§ Problem statement
Your task is to quote the listing below exactly, beginning with its first line and ending on the line bearing "return (HP - v) / HP".

--------------------

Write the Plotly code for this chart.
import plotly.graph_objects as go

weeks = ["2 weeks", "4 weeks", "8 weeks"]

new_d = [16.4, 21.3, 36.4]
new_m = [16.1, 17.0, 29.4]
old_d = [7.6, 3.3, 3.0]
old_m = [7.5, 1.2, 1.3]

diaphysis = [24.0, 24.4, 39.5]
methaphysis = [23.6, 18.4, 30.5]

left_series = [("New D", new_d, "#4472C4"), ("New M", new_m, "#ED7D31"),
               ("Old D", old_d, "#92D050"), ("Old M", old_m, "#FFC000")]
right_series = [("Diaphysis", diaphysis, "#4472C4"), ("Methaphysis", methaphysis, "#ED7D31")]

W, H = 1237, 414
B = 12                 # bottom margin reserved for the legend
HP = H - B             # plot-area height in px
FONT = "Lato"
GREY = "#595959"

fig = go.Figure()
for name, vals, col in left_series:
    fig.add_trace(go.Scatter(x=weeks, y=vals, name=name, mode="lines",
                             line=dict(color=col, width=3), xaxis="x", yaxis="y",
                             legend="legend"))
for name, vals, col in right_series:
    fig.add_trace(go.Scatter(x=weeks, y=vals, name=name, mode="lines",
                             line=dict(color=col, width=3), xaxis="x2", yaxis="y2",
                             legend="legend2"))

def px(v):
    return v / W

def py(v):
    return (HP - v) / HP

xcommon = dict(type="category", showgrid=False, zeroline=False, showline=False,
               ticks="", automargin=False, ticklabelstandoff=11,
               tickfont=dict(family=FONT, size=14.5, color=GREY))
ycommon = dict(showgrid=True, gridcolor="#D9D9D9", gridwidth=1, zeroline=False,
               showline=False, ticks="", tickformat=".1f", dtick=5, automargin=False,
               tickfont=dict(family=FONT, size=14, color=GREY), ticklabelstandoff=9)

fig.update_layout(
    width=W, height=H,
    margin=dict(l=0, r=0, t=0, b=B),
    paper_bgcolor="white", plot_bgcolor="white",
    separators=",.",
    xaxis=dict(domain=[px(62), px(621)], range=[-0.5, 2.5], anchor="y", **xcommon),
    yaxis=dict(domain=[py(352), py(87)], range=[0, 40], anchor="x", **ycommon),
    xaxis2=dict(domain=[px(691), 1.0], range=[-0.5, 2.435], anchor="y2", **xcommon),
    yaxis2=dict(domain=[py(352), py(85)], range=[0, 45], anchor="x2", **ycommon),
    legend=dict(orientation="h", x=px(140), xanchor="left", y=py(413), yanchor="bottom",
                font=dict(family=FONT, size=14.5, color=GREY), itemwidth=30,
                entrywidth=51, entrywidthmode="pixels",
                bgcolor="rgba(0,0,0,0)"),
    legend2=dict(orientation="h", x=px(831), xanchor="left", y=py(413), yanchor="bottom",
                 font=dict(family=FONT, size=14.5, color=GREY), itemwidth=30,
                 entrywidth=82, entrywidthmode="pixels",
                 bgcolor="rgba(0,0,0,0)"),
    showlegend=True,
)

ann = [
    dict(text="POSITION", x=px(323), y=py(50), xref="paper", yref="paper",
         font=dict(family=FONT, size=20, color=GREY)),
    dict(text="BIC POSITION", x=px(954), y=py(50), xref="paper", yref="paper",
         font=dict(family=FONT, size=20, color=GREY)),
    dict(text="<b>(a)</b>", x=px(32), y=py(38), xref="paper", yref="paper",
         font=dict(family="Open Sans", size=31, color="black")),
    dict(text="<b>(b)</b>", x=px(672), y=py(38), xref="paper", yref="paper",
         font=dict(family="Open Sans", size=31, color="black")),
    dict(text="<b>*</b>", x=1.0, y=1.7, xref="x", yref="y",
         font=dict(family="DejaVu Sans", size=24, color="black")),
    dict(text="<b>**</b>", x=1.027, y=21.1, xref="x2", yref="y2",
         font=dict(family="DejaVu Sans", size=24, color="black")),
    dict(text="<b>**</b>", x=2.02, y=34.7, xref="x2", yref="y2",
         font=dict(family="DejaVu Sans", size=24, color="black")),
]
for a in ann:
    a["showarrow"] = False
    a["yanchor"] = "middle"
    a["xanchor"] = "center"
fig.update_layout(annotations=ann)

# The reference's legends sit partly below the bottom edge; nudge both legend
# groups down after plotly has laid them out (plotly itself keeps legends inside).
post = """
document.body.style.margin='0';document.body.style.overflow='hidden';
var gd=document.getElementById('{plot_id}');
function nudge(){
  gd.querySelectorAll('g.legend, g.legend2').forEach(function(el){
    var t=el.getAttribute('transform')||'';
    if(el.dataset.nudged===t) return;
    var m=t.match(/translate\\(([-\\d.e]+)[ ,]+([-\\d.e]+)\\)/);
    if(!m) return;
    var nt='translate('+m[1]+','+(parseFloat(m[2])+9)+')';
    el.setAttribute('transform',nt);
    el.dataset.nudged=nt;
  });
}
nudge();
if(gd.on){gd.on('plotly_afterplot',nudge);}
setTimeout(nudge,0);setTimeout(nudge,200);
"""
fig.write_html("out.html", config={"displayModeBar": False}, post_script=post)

--------------------

§ Exercise solution
Write the Plotly code for this chart.
import plotly.graph_objects as go

weeks = ["2 weeks", "4 weeks", "8 weeks"]

new_d = [16.4, 21.3, 36.4]
new_m = [16.1, 17.0, 29.4]
old_d = [7.6, 3.3, 3.0]
old_m = [7.5, 1.2, 1.3]

diaphysis = [24.0, 24.4, 39.5]
methaphysis = [23.6, 18.4, 30.5]

left_series = [("New D", new_d, "#4472C4"), ("New M", new_m, "#ED7D31"),
               ("Old D", old_d, "#92D050"), ("Old M", old_m, "#FFC000")]
right_series = [("Diaphysis", diaphysis, "#4472C4"), ("Methaphysis", methaphysis, "#ED7D31")]

W, H = 1237, 414
B = 12                 # bottom margin reserved for the legend
HP = H - B             # plot-area height in px
FONT = "Lato"
GREY = "#595959"

fig = go.Figure()
for name, vals, col in left_series:
    fig.add_trace(go.Scatter(x=weeks, y=vals, name=name, mode="lines",
                             line=dict(color=col, width=3), xaxis="x", yaxis="y",
                             legend="legend"))
for name, vals, col in right_series:
    fig.add_trace(go.Scatter(x=weeks, y=vals, name=name, mode="lines",
                             line=dict(color=col, width=3), xaxis="x2", yaxis="y2",
                             legend="legend2"))

def px(v):
    return v / W

def py(v):
    return (HP - v) / HP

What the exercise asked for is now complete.